I received a rather interesting email this morning. If we button ourselves up in the wayback machine and take a long look at Cleveland's recent past we may well remember when County Management (only a 33% indictment rate!) decided they should consolidate by purchasing the Marcel Breuer Ameritrust Tower (at the corner of East 9th and Euclid Ave.) and then in an effort project their new, more environmentally friendly persona, demolish it for a brand new building. Many people cried foul (including yours truly) and a grassroots (of sorts) campaign was launched. Being as how this involved architecture AIA Cleveland eventually got involved at the very end (yes that was meant as snarky).

So the email I read this morning was in reference to a recent article in Metropolis Magazine whereas one Carl Stein (you may remember his lecture during the Breuer bruhaha) has recently released his new book Greening Modernism.

I would take a quote from the email, which was a quote from the article, which was slightly a quote from the book and post it here so that all this elaboration comes to a fine point (emphasis not mine, but close enough to what I would do).

"For Stein, the title Greening Modernism means two things. Firstly, the book is a rallying cry for those building in the modern “style” to return to the Modernist philosophy which, he believes, has a Green heart, with a capital-G. Secondly, he’s calling for a literal “greening” of Modernist buildings. He proves that the most sustainable building is an existing one and believes in recycling and retrofitting Modernist structures, citing a case study of a 29-story Cleveland high-rise. The building was marked for demolition until it was saved by a campaign to protect it and the city’s cultural heritage — in this case, the only high-rise by Marcel Breuer, the influential Hungarian-born Bauhaus graduate and instructor. The campaign, he notes, avoided the 1.7 million gallons of oil it would have taken to build anew."

Oh, how I remember to be all full of hope and vinegar.

I would like to also apologize publicly for being all full of vinegar when I had dinner with Mr.
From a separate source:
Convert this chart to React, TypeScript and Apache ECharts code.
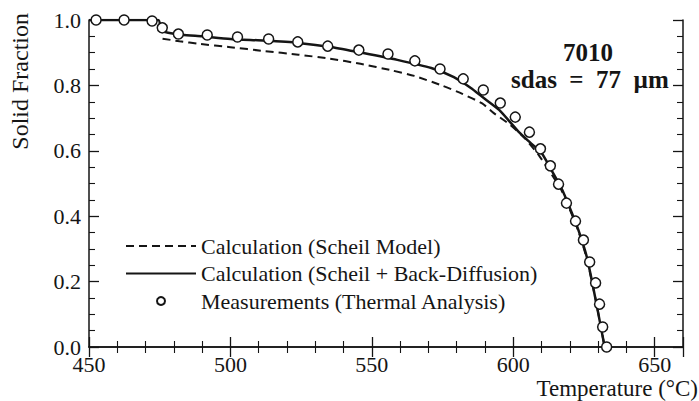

Stein after his lecture. Disgruntled young archi-wrecks have no place at civilized table side conversation. I am now older - but still disgruntled. Grrrr.

1 comment:

  1. "I would like to also apologize publicly for being all full of vinegar when I had dinner with Mr. Stein after his lecture. Disgruntled young archi-wrecks have no place at civilized table side conversation. I am now older - but still disgruntled. Grrrr."

    No apology necessary, Dru. We quite enjoyed your vinegary company. Vinegar is, of course, a very useful substance. It's used mightily in preservation. I thought the phrase was "piss and vinegar", but "hope and vinegar" works too. We must remember however that hope is not a strategy. She still stands, if empty. Perhaps a new administration will see fit to fill her with people (county workers) and tear down that abomination we know as the current County Administration Building. The MedMart will need a parking highrise, and the one that brings in the bucks at 9th and Prospect could be filled instead with county worker's cars while shifting the onus of "visitor" parking to Ontario and Lakeside. That and the other guvmint office parkers when Fitzgerald does indeed take Ellison's advice and substitutes the courthouse's lake view parking garage with a beer garden. In this instance, we have no strategy and can only hope. I suspect that sugar would be the better preservative in this scenario. That is unless Fitz is a pickle man. I don't know him well enough.